As for the dial, no surprises, with a design that is shared with multiple other watches from the Prospex range, including the signature combination of applied markers and oversized luminous hands. In this version, the brand has opted for the retro “shovel” shaped hand with luminous and red tip and, in order to comply with the latest requirements of ISO standards, the date is placed at 4:30 so all markers can be luminous.

Seiko Prospex Automatic Diver 200m SPB317J1

This new range of Prospex Automatic Diver is available in 3 different editions. First, there’s the highly classic SPB317J1, which features a grained matte black dial with silver-coloured accents on the dial and the bezel. This version is worn on a black, textured silicone strap. Next in line is the SPB313J1, with a matte white dial and dark-coated hands and markers. The bezel’s insert is black with a silver scale. Finally, there’s the SPB315J1, with a gilt-inspired colour scheme. The dial has a smooth texture and a very dark grey colour, while the markers, hands and diving scale are gold-coloured for a cool vintage touch. These two editions are worn on a flexible 5-link brushed steel bracelet with a folding clasp, push-buttons and diving extension.

Seiko Prospex Automatic Diver 200m SPB315J1

Inside these compact cases is a well-known movement, the in-house calibre 6R35. Running at 3Hz and part of the brand’s mid-range portfolio of movement, it is mostly interesting due to its extended power reserve of 70 hours. The movement is hidden behind a closed caseback and, even though not mentioned to us, has a claimed accuracy of -15/+25 seconds per day – which we know to be a rather safe estimation.

Seiko Prospex Automatic Diver 200m SPB317J1

The Seiko Prospex Automatic Diver 200m SPB313J1, SPB315J1 and SPB317J1 will soon be available from the brand’s boutiques and retailers, and are released as part of the permanent collection. Prices are EUR 950 for the SPB317J1 and EUR 1,150 for the SPB313J1 and SPB315J1. For more details, please visit

10 responses

  1. Hi Brice, thanks for this , do you know if the bracelet has got some kind of micro-adjustment on its clasp ?
    Kudos to Seiko for making « wearable » watches again 🙂

  2. @Pierre – thanks for your kind words. There’s no micro-adjustment on the clasp, however, it retains the diving extension to enlarge the bracelet when wearing it over a wetsuit.

  3. They all seem quite nice and at last have sapphire. The trick will be convincing people to pay those prices when they remember what similar pieces cost just a few years ago and when microbrands are offering more, in some cases an SW200 for about half the price.

  4. Super happy to see those. I am confused about where they are made. Do you know if they are made in Japan? There is a J in the model number, but it only says «Japan» on the dial. Usually Seiko makes it clear by writing «made in Japan» or «mov’t Japan».

  5. Just beautiful. I think SPB317 will replace SPB147 as my favourite “affordable” Seiko diver.

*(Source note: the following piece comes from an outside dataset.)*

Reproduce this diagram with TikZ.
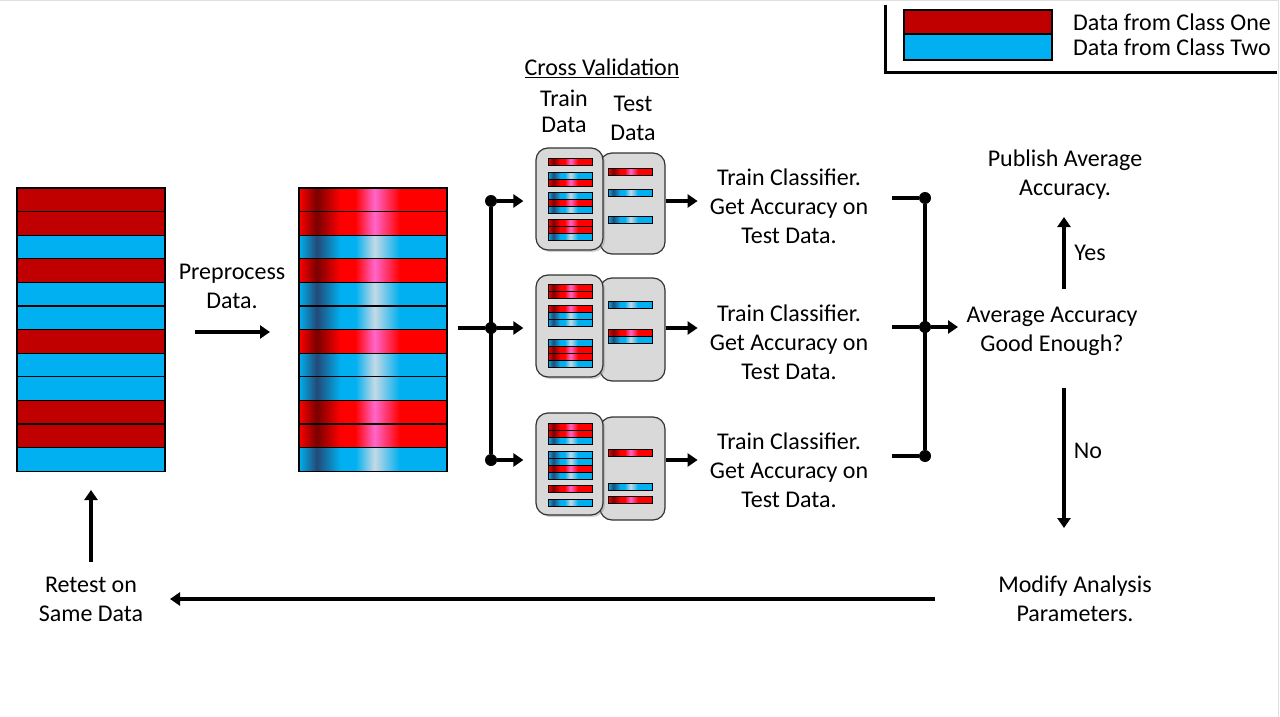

    This is a strap watch, but that bracelet looks really expensive for a Seiko—are those end links constructed of multiple pieces?

  6. Accuracy, price, bezel alignment. All three need to be better for this kind of money.

  7. I have received my SPB313 and can answer a couple of the questions above. Firstly, the clasp has a two-position microadjust (spring bar type). The bezel diameter (including the coin edge) is 39mm.

    A couple of further comments: on mine the bezel pip is not off centre. The watches pictured here are clearly pre-production prototypes so it may be something that has been fixed before production – or I might just be lucky.

    Last thing – the markers on these are not applied. They are done the same way nearly all Prospex divers are done – even the high end models like the SLA017. The markers are raised by stamping the dial, and then machined flat to make them shiny before being filled with lume. Seiko’s reasoning for this is the same reason they also do not have applied logos or anything else – they don’t want any risk of anything falling off the dial if the watch receives a hard knock. Whether you want to take that at face value is up to you.

    Overall – I think these are good watches. I think they do enough to justify their pricing and it shouldn’t be hard to find a discount (as I did). I’d honestly rather have one of these than a Doxa.